György Jendrassik, a Hungarian mechanical engineer, build the world's first turboprop (where the propeller is driven by a gas turbine) but only one was built before the program was cancelled.

In Britain, Frank Whittle received his first patent for a turbo-jet, in 1932 and had an engine running in April 1937. The W1, capable of a thrust of 1000 lbf (4 kN), was installed in a Gloster E28/39 airframe and first flew on 15 May 1941.  Whittle used a centrifugal compressor similar to the centrifugal superchargers commonly used on piston engines. The incoming air was accelerated outward and then compressed in a duct, converting its velocity into pressure. The air flow was reversed through the combustion section and again reversed into the turbine thus reducing efficiency.
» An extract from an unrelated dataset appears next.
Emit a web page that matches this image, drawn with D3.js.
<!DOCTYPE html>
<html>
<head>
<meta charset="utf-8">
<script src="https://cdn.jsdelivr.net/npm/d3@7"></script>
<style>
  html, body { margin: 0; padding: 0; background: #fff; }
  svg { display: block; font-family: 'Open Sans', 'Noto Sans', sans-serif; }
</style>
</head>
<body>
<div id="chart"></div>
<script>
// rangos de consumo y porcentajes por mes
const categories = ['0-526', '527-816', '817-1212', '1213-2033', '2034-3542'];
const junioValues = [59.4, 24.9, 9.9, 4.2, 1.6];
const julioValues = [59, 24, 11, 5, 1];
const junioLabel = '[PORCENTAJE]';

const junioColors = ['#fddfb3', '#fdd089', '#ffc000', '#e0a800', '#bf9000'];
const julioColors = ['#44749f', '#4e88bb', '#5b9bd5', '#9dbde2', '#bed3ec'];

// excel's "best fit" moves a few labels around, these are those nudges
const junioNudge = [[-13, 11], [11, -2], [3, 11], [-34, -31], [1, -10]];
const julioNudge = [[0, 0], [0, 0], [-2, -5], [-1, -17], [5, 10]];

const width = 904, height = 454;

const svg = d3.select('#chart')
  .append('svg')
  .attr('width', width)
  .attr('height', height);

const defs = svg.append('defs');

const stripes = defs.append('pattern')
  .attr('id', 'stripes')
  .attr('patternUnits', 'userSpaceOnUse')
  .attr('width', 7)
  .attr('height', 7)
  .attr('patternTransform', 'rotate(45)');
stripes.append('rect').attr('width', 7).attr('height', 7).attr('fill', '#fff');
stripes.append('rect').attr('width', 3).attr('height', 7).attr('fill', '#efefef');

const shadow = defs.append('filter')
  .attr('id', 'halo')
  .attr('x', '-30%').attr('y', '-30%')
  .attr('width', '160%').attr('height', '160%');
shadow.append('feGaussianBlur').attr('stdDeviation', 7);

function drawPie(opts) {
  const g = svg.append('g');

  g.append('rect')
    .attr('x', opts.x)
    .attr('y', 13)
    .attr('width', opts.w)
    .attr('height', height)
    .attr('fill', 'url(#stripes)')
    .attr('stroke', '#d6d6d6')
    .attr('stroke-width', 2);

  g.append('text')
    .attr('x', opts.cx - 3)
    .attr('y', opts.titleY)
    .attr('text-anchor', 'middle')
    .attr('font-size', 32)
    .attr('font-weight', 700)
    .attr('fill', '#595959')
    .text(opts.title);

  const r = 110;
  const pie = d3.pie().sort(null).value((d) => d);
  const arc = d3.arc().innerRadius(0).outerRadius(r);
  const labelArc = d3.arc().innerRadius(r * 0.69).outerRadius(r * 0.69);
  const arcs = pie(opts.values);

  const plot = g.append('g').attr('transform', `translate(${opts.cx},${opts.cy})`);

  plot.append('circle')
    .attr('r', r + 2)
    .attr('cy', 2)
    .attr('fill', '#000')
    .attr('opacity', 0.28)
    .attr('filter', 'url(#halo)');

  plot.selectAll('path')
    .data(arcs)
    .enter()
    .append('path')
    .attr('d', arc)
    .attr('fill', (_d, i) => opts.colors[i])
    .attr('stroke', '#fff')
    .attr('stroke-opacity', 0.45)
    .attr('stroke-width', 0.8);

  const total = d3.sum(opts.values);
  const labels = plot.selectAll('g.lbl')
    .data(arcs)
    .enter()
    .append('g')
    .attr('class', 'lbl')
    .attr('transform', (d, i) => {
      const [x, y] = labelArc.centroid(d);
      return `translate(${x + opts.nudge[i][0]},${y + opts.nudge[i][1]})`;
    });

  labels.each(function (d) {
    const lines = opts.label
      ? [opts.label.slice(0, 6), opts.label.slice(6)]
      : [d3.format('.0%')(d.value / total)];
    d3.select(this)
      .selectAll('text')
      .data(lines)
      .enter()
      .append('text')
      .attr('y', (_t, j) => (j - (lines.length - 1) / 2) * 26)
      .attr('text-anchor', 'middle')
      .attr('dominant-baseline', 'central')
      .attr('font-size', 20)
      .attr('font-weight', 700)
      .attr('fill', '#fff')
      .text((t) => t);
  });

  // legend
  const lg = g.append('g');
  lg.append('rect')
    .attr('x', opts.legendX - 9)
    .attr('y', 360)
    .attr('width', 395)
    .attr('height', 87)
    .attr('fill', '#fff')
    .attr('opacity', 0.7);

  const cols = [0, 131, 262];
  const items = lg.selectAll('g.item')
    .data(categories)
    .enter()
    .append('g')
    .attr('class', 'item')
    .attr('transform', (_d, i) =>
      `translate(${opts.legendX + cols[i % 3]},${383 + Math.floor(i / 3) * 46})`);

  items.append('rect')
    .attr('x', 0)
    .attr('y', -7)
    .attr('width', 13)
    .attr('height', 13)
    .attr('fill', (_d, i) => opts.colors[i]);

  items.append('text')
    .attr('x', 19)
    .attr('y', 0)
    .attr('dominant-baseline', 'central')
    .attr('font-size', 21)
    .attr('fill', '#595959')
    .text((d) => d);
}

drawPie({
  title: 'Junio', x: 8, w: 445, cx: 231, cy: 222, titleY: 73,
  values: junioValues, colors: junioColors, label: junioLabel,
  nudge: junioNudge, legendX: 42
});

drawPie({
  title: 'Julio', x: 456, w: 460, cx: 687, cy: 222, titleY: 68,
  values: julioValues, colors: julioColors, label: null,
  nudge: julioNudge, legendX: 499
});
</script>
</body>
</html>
Frank Halford, a British aircraft engine designer, developed an axial compressor 'straight through' version of Whittle's centrifugal compressor and this design became the de Havilland Goblin.

The first turbines were not able to spin fast enough to reduce the compressor diameter so they had a large frontal area and more aerodynamic drag. However, they were simple, lightweight and reliable so they could be rapidly developed during wartime.

A cutaway of the Junkers Jumo 004 engine.  Note the muliple rows of compressor fan blades and the single row of gas turbine blades driving the compressor.


Anselm Franz, an Austrian engineer working at Junkers' engine division (Junkers Motoren or Jumo), developed an axial-flow compressor. Air coming in the front of the engine was compressed and forced into the combustion chambers by sets of multi-bladed fans while the burning air/fuel mixture exhausted through the turbine that directly drove the compressor fans. The hot exhaust gas provided the thrust that drove the aircraft. The more complicated compressor made the engine smaller in diameter and thus better suited for high speed aircraft.

Mass production of Jumo 004 engines started in 1944 for the world's first jet-fighter aircraft, the Messerschmitt Me 262, and the world's first jet-bomber aircraft, the Arado Ar 234. 

In Britain, the first axial-flow engine, the Metrovick F.2, was first flown in 1943. It was more powerful than the centrifugal designs but too unreliable so it was improved as the Armstrong Siddeley Sapphire engine which was later built in the USA.

After the war, American, British and Russian engineers studied the German jet engines and adopted many of the features.

Centrifugal compressor were improved with better materials and bearings that allowed higher speeds greatly reducing the diameter of the compressor. Helicopter designers were attracted to the short engine length, lighter weight and lower risk of damage caused by foreign objects.

British gas turbines were made under license in the USA and some were sold to Soviet Russia where they were reverse engineered. The British Nene engine design was thus used to for the MiG-15 jet fighter while the General Electric J47 engine powered F-86 Sabres in the 1950s.


In the 1950s, British designs were approved for civilian use, and were used on the de Havilland Comet and Avro Canada Jetliner. By the 1960s, all large civilian aircraft were jet powered.

Continuous improvements in turboprop design and jet engines and innovations like the high by-pass jet engine made high altitude, long distance travel available at ever decreasing cost.